Po analizie dokumentów, naszym zda­niem koszty wykonania zbiornika przeciw­pożarowego objęte są ryczałtem za wyko­nanie przedmiotu zamówienia, podobnie jak koszty robót towarzyszących z tym związanych i nie stanowią robót dodatko­wych. W świetle obowiązujących przepi­sów przeciwpożarowych, o czym piszemy poniżej, wykonawca powinien mieć świa­domość konieczności wybudowania zbior­nika przeciwpożarowego.

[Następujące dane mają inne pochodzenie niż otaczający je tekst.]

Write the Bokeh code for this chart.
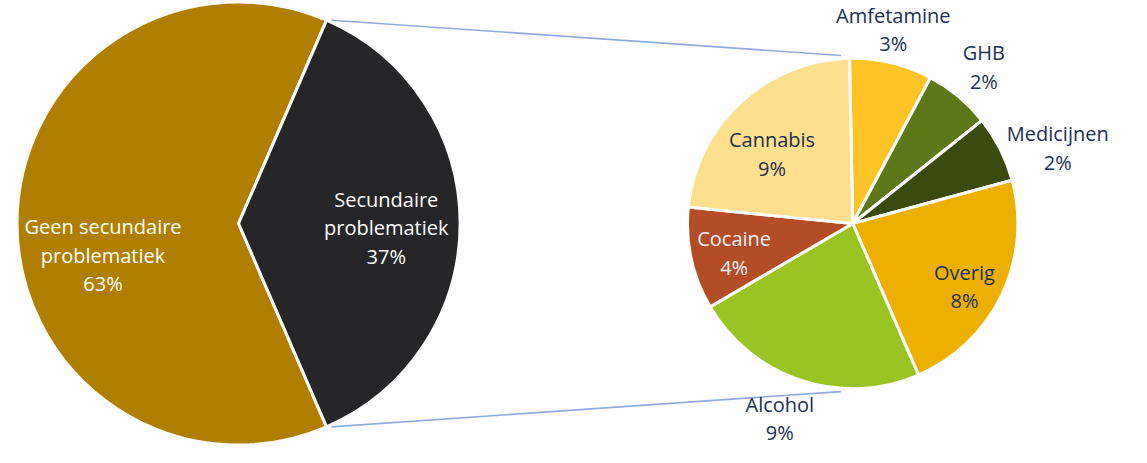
import numpy as np
from bokeh.plotting import figure
from bokeh.models import Range1d, ColumnDataSource
from bokeh.core.properties import value
from bokeh.embed import file_html
from bokeh.resources import INLINE

# ---------------- data ----------------
main_lines = [["Geen secundaire", "problematiek"], ["Secundaire", "problematiek"]]
main_values = [63, 37]
sub_labels = ["Amfetamine", "GHB", "Medicijnen", "Overig", "Alcohol", "Cocaine", "Cannabis"]
sub_values = [3.0, 2.4, 2.4, 8.4, 8.55, 3.7, 8.55]

# ---------------- style ----------------
main_colors = ["#B07F00", "#262628"]
main_text_colors = ["white", "white"]
sub_colors = ["#FEC325", "#5C7819", "#3A4B10", "#EDB000", "#99C424", "#B44C28", "#FDDF8E"]
sub_text_colors = ["#203050", "#203050", "#203050", "#203050", "#203050", "#F2F2F2", "#203050"]
connector_color = "#8FAADC"
FONT = "Open Sans"
FSIZE = "20px"

# layout in reference pixel units (x right, y down)
H = 463.0
main_c = (238.0, 233.5); main_r = 228.0
sub_c = (870.0, 233.5); sub_r = 170.0
sub_start_deg = 91.1
main_label_pos = [(98.5, 266.0), (390.0, 238.0)]
sub_label_pos = [(911.7, 34.0), (1005.0, 72.5), (1081.0, 156.0), (985.0, 298.3),
                 (795.0, 434.0), (748.0, 264.0), (787.0, 161.7)]
LINE = 29.5

def Y(y):
    return H - y

ylo, yhi = -1.0, 459.0
s = 447.0 / (yhi - ylo)
x0 = -7.0
p = figure(width=1131, height=447, output_backend="svg", toolbar_location=None,
           x_range=Range1d(x0, x0 + 1131.0 / s), y_range=Range1d(ylo, yhi),
           min_border=0)
p.axis.visible = False
p.grid.visible = False
p.outline_line_color = None
p.background_fill_color = "white"

# ---------------- main pie ----------------
tot = float(sum(main_values))
sec_sweep = 2 * np.pi * main_values[1] / tot
m_start = [sec_sweep / 2, -sec_sweep / 2]
m_end = [2 * np.pi - sec_sweep / 2, sec_sweep / 2]
p.wedge(x=main_c[0], y=Y(main_c[1]), radius=main_r, start_angle=m_start, end_angle=m_end,
        direction="anticlock", fill_color=main_colors, line_color="white", line_width=3)

# ---------------- sub pie ----------------
sub_tot = float(sum(sub_values))
ang = np.deg2rad(sub_start_deg)
s_start, s_end = [], []
for v in sub_values:
    sweep = 2 * np.pi * v / sub_tot
    s_end.append(ang)
    s_start.append(ang - sweep)
    ang -= sweep
p.wedge(x=sub_c[0], y=Y(sub_c[1]), radius=sub_r, start_angle=s_start, end_angle=s_end,
        direction="anticlock", fill_color=sub_colors, line_color="white", line_width=3)

# ---------------- connectors ----------------
half = sec_sweep / 2
xs0, ys0, xs1, ys1 = [], [], [], []
for sgn in (1, -1):
    xs0.append(main_c[0] + main_r * np.cos(half) + 5)
    ys0.append(Y(main_c[1]) + sgn * main_r * np.sin(half))
    a = np.deg2rad(94.0)
    xs1.append(sub_c[0] + 1.02 * sub_r * np.cos(a))
    ys1.append(Y(sub_c[1]) + sgn * 1.02 * sub_r * np.sin(a))
p.segment(x0=xs0, y0=ys0, x1=xs1, y1=ys1, line_color=connector_color, line_width=1.6)

# ---------------- labels ----------------
tx, ty, tt, tc = [], [], [], []
for lines, v, (lx, ly), col in zip(main_lines, main_values, main_label_pos, main_text_colors):
    allL = lines + [f"{int(v + 0.5)}%"]
    n = len(allL)
    for i, t in enumerate(allL):
        tx.append(lx); ty.append(Y(ly + (i - (n - 1) / 2) * LINE)); tt.append(t); tc.append(col)
for name, v, (lx, ly), col in zip(sub_labels, sub_values, sub_label_pos, sub_text_colors):
    allL = [name, f"{int(v + 0.5)}%"]
    n = len(allL)
    for i, t in enumerate(allL):
        tx.append(lx); ty.append(Y(ly + (i - (n - 1) / 2) * LINE)); tt.append(t); tc.append(col)

src = ColumnDataSource(dict(x=tx, y=ty, text=tt, color=tc))
p.text(x="x", y="y", text="text", source=src, text_color="color",
       text_align="center", text_baseline="middle",
       text_font=value(FONT), text_font_size=value(FSIZE))

open("out.html", "w").write(file_html(p, INLINE))
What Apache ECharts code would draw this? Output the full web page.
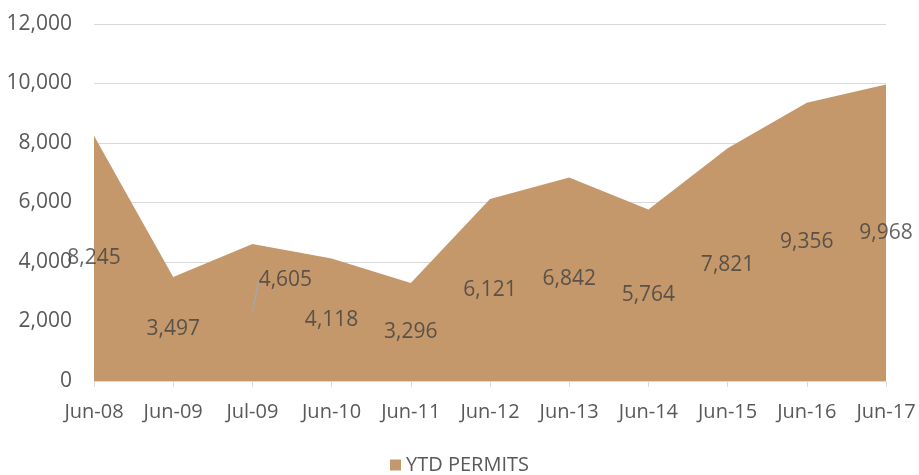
<!DOCTYPE html>
<html>
<head>
<meta charset="utf-8">
<script src="https://cdn.jsdelivr.net/npm/echarts@6/dist/echarts.min.js"></script>
<style>
    html, body { margin: 0; padding: 0; background: #fff; }
    #permitsChart { width: 919px; height: 475px; }
</style>
</head>
<body>
<div id="permitsChart"></div>
<script>
    /*YTD permits*/
    var months = ['Jun-08', 'Jun-09', 'Jul-09', 'Jun-10', 'Jun-11', 'Jun-12', 'Jun-13', 'Jun-14', 'Jun-15', 'Jun-16', 'Jun-17'];
    var permits = [8245, 3497, 4605, 4118, 3296, 6121, 6842, 5764, 7821, 9356, 9968];
    var yTicks = [0, 2000, 4000, 6000, 8000, 10000, 12000];

    var fontName = '"Open Sans", "Noto Sans", sans-serif';

    function fmt(v) {
        return String(v).replace(/\B(?=(\d{3})+(?!\d))/g, ',');
    }

    // labels sit at half height of the area, like excel does
    var labelData = permits.map(function (v, i) {
        var item = { value: v / 2 };
        if (i === 2) {
            item.labelLine = { show: true };
        }
        return item;
    });

    var chart = echarts.init(document.getElementById('permitsChart'));
    var option = {
        animation: false,
        textStyle: { fontFamily: fontName },
        grid: {
            left: 94,
            right: 33,
            top: 24,
            bottom: 94
        },
        legend: {
            top: 450,
            left: 'center',
            itemWidth: 11,
            itemHeight: 11,
            icon: 'rect',
            data: ['YTD PERMITS'],
            textStyle: { color: '#595959', fontSize: 20, fontFamily: fontName }
        },
        xAxis: {
            type: 'category',
            boundaryGap: false,
            data: months,
            axisLine: { lineStyle: { color: '#d9d9d9', width: 1 } },
            axisTick: { show: true, length: 6, interval: 0, lineStyle: { color: '#d9d9d9' } },
            axisLabel: { color: '#595959', fontSize: 20, margin: 21, interval: 0, hideOverlap: false },
            splitLine: { show: false }
        },
        yAxis: {
            type: 'value',
            min: yTicks[0],
            max: yTicks[yTicks.length - 1],
            interval: 2000,
            axisLine: { show: false },
            axisTick: { show: false },
            axisLabel: {
                color: '#595959',
                fontSize: 21,
                margin: 22,
                formatter: function (v) { return fmt(v); }
            },
            splitLine: { lineStyle: { color: '#d9d9d9', width: 1 } }
        },
        series: [
            {
                name: 'YTD PERMITS',
                type: 'line',
                data: permits,
                symbol: 'none',
                lineStyle: { width: 0 },
                itemStyle: { color: '#c4986b' },
                areaStyle: { color: '#c4986b', opacity: 1 }
            },
            {
                name: 'labels',
                type: 'scatter',
                data: labelData,
                symbolSize: 0,
                silent: true,
                z: 5,
                label: {
                    show: true,
                    position: 'inside',
                    color: '#404040',
                    fontSize: 21,
                    formatter: function (p) { return fmt(permits[p.dataIndex]); }
                },
                labelLine: {
                    show: false,
                    lineStyle: { color: '#a6a6a6', width: 1.5 }
                },
                labelLayout: function (p) {
                    if (p.dataIndex === 2) {
                        return { dx: 33, dy: -32 };
                    }
                    return {};
                }
            }
        ]
    };
    chart.setOption(option);
</script>
</body>
</html>
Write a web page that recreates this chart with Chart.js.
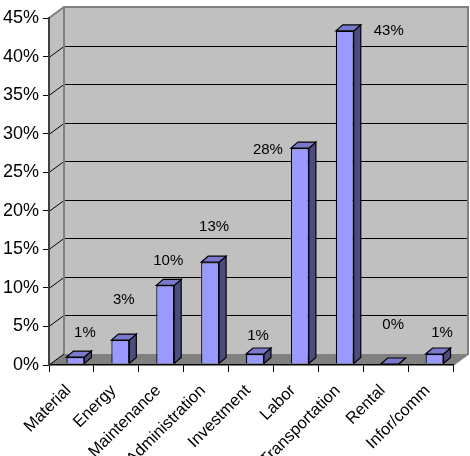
<!DOCTYPE html>
<html><head><meta charset="utf-8">
<script src="https://cdn.jsdelivr.net/npm/chart.js@4/dist/chart.umd.min.js"></script>
<style>html,body{margin:0;padding:0;background:#fff}</style>
</head><body>
<canvas id="c" width="470" height="456"></canvas>
<script>
const categories = ['Material','Energy','Maintenance','Administration','Investment','Labor','Transportation','Rental','Infor/comm'];
const shares = [0.9, 3.1, 10.2, 13.2, 1.3, 28.0, 43.2, 0, 1.3];
const yTickValues = [0, 5, 10, 15, 20, 25, 30, 35, 40, 45];
const yTickLabels = ['0%','5%','10%','15%','20%','25%','30%','35%','40%','45%'];

// styling / placement (not data)
const DEPTH = {dx: 15, dy: -11};      // wall depth
const BAR_DEPTH = {dx: 7, dy: -6};    // bar depth
const BAR_SHIFT = {dx: 4, dy: -1};
const LABEL_OFFSETS = [[9.5,-24],[3.5,-40],[3,-24],[4,-35],[3,-18],[-32,2],[44,0],[3.5,-39],[7.5,-21]];
const FONT = '"Liberation Sans", Arial, sans-serif';

function poly(ctx, pts){ctx.beginPath();ctx.moveTo(pts[0][0],pts[0][1]);for(let i=1;i<pts.length;i++)ctx.lineTo(pts[i][0],pts[i][1]);ctx.closePath();}

const wallsPlugin = {
  id: 'walls',
  beforeDraw(chart){
    const {ctx, chartArea:a, scales:{y}} = chart;
    const dx = DEPTH.dx, dy = DEPTH.dy;
    ctx.save();
    ctx.fillStyle = '#c0c0c0';
    ctx.fillRect(a.left+dx, a.top+dy, a.right-a.left, a.bottom-a.top);
    poly(ctx, [[a.left,a.bottom],[a.left,a.top],[a.left+dx,a.top+dy],[a.left+dx,a.bottom+dy]]);
    ctx.fill();
    ctx.fillStyle = '#808080';
    poly(ctx, [[a.left,a.bottom],[a.left+dx,a.bottom+dy],[a.right+dx,a.bottom+dy],[a.right,a.bottom]]);
    ctx.fill();
    ctx.strokeStyle = '#000'; ctx.lineWidth = 1;
    yTickValues.forEach(v => {
      if (v === 0 || v === yTickValues[yTickValues.length-1]) return;
      const py = Math.round(y.getPixelForValue(v)) + 0.5;
      ctx.beginPath();
      ctx.moveTo(a.left, py); ctx.lineTo(a.left+dx, py+dy); ctx.lineTo(a.right+dx, py+dy);
      ctx.stroke();
    });
    ctx.beginPath(); ctx.moveTo(a.left, a.bottom); ctx.lineTo(a.left+dx, a.bottom+dy); ctx.stroke();
    ctx.strokeStyle = '#808080'; ctx.lineWidth = 2;
    ctx.beginPath();
    ctx.moveTo(a.left, a.top); ctx.lineTo(a.left+dx, a.top+dy); ctx.lineTo(a.right+dx, a.top+dy);
    ctx.lineTo(a.right+dx, a.bottom+dy); ctx.lineTo(a.right, a.bottom);
    ctx.moveTo(a.left+dx, a.top+dy); ctx.lineTo(a.left+dx, a.bottom+dy);
    ctx.stroke();
    ctx.restore();
  },
  beforeDatasetsDraw(chart){
    chart.ctx.save();
    chart.ctx.translate(BAR_SHIFT.dx, BAR_SHIFT.dy);
  },
  afterDatasetsDraw(chart){
    const ctx = chart.ctx;
    const meta = chart.getDatasetMeta(0);
    meta.data.forEach(el => {
      const p = el.getProps(['x','y','base','width'], true);
      const l = p.x - p.width/2, r = p.x + p.width/2, t = Math.min(p.y,p.base), b = p.base;
      const dx = BAR_DEPTH.dx, dy = BAR_DEPTH.dy;
      ctx.lineWidth = 1.2; ctx.strokeStyle = '#000';
      ctx.fillStyle = '#4c4c80';
      poly(ctx, [[r,t],[r+dx,t+dy],[r+dx,b+dy],[r,b]]); ctx.fill(); ctx.stroke();
      ctx.fillStyle = '#7a7acc';
      poly(ctx, [[l,t],[l+dx,t+dy],[r+dx,t+dy],[r,t]]); ctx.fill(); ctx.stroke();
    });
    ctx.restore();
    ctx.save();
    ctx.font = '15px ' + FONT;
    ctx.fillStyle = '#000';
    ctx.textAlign = 'center'; ctx.textBaseline = 'middle';
    meta.data.forEach((el, i) => {
      const p = el.getProps(['x','y'], true);
      const off = LABEL_OFFSETS[i];
      ctx.fillText(Math.round(shares[i]) + '%', p.x + BAR_SHIFT.dx + off[0], p.y + BAR_SHIFT.dy + off[1]);
    });
    ctx.restore();
  }
};

new Chart(document.getElementById('c'), {
  type: 'bar',
  data: {
    labels: categories,
    datasets: [{
      data: shares,
      backgroundColor: '#9999ff',
      borderColor: '#000',
      borderWidth: 1.2,
      categoryPercentage: 1,
      barPercentage: 0.4
    }]
  },
  options: {
    responsive: false,
    animation: false,
    devicePixelRatio: 1,
    layout: {padding: {top: 18, right: 17, left: 0, bottom: 0}},
    plugins: {legend: {display: false}, tooltip: {enabled: false}},
    scales: {
      x: {
        offset: true,
        grid: {display: true, drawOnChartArea: false, drawTicks: true, tickLength: 7, color: '#000', offset: true},
        border: {display: true, color: '#000', width: 1.5},
        ticks: {autoSkip: false, minRotation: 45, maxRotation: 45, color: '#000', font: {family: FONT, size: 16.5}, padding: 9, labelOffset: -3},
        afterFit(s){ s.height = 91; }
      },
      y: {
        min: 0, max: 45,
        afterBuildTicks(s){ s.ticks = yTickValues.map(v => ({value: v})); },
        grid: {display: true, drawOnChartArea: false, drawTicks: true, tickLength: 6, color: '#000'},
        border: {display: true, color: '#404040', width: 2},
        ticks: {color: '#000', font: {family: FONT, size: 18}, padding: 4,
          callback: (v) => yTickLabels[yTickValues.indexOf(v)]},
        afterFit(s){ s.width = 49; }
      }
    }
  },
  plugins: [wallsPlugin]
});
</script>
</body></html>
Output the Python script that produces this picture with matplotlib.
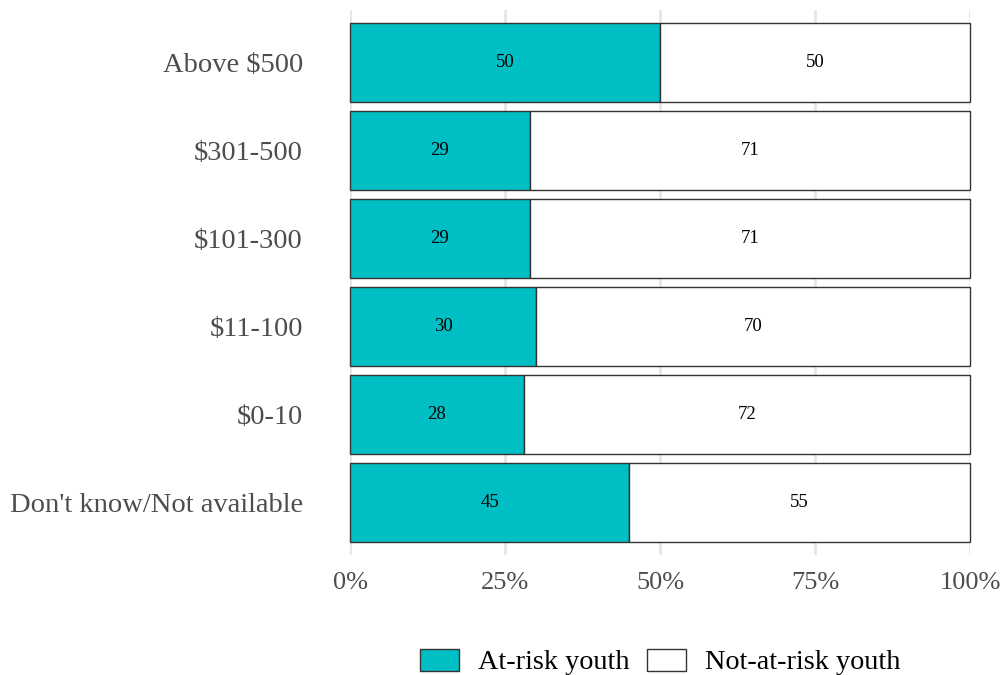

Problematyka ochrony przeciwpożarowej uregulowana jest przede wszystkim przez dwa rozporządzenia:

  • Rozporządzenie Ministra Spraw Wewnętrz­nych i Administracji z dnia 24 lipca 2009 r. w sprawie przeciwpożarowego zaopatrze­nia w wodę oraz dróg pożarowych,
  • Rozporządzenie Ministra Spraw Wewnętrz­nych i Administracji z dnia 7 czerwca 2010 r. w sprawie ochrony przeciwpożaro­wej budynków, innych obiektów budowla­nych i terenów (załącznik nr 7).

Pierwsze z nich odnosi się m.in. do ko­nieczności zapewnienia dla budynków uży­teczności publicznej wody dla celów przeciw­pożarowych.

Wg par. 4, ust.4 wodę do celów pożaro­wych w wymaganej ilości powinna zapewnić sieć wodociągowa, a w przypadku braku moż­liwości przeciwpożarowy zbiornik wodny speł­niający wymagania Polskiej Normy

Drugie natomiast rozporządzenie z dnia 7 czerwca 2010 potwierdza w par. 24 ust.1. źró­dła zasilania w wodę dla celów p.poż tj. zasi­lanie z zewnętrznej sieci wodociągowej lub ze zbiorników o odpowiednim zapasie wody dla celów przeciwpożarowych.

Kluczowym jednak przepisem jest par. 24.ust.2. wymienionego rozporządzenia, który stanowi, że „do zasilania w wodę in­stalacji wodociągowej przeciwpożarowej w budynkach wysokich i wysokościowych powinien być zapewniony zapas wody zgromadzony o łącznej pojemności nie mniejszej niż 100 m3 w jednym lub kilku zbiornikach przeznaczony wyłącznie do tego celu.”

Zapis ten podaje w sposób jednoznacz­ny, że w remontowanym obiekcie, który to obiekt należy do budynków wysokich (11 pięter) powinien być wybudowany zbiornik przeciwpożarowy.

Doświadczony wykonawca przystępujący do postępowania przetargowego na tak dużą inwestycję jak przebudowa i remont budynku należącego do budynków wysokich, powinien orientować się, że wybudowanie zbiornika p.poż jest koniecznym elementem przebudo­wy.

Wobec powyższego całkowicie nie­uprawnionym jest stanowisko wykonawcy, który stwierdził, że wykonawca nie mógł przewidzieć konieczności wykonania zbiornika przeciwpożarowego”.

Wykonawca nie tylko, że powinien prze­widzieć wykonanie zbiornika lecz powinien wiedzieć, że w budynkach wysokich budo­wa takiego zbiornika jest wymagana prze­pisami.

Kontynuując, w związku z tym, że insta­lacja hydrantowa miała być wymieniona zgodnie z PFU a zbiornik przeciwpożaro­wy jest obowiązkowo wymagany w budyn­kach wysokich, to w konsekwencji koszty wszystkich robót towarzyszących wybudo­waniu zbiornika też objęte są ryczałtem tj. zabezpieczenie ścian, przestawienie otwo­rów, wykonanie płyty posadzkowej, zabez­pieczenie stropu.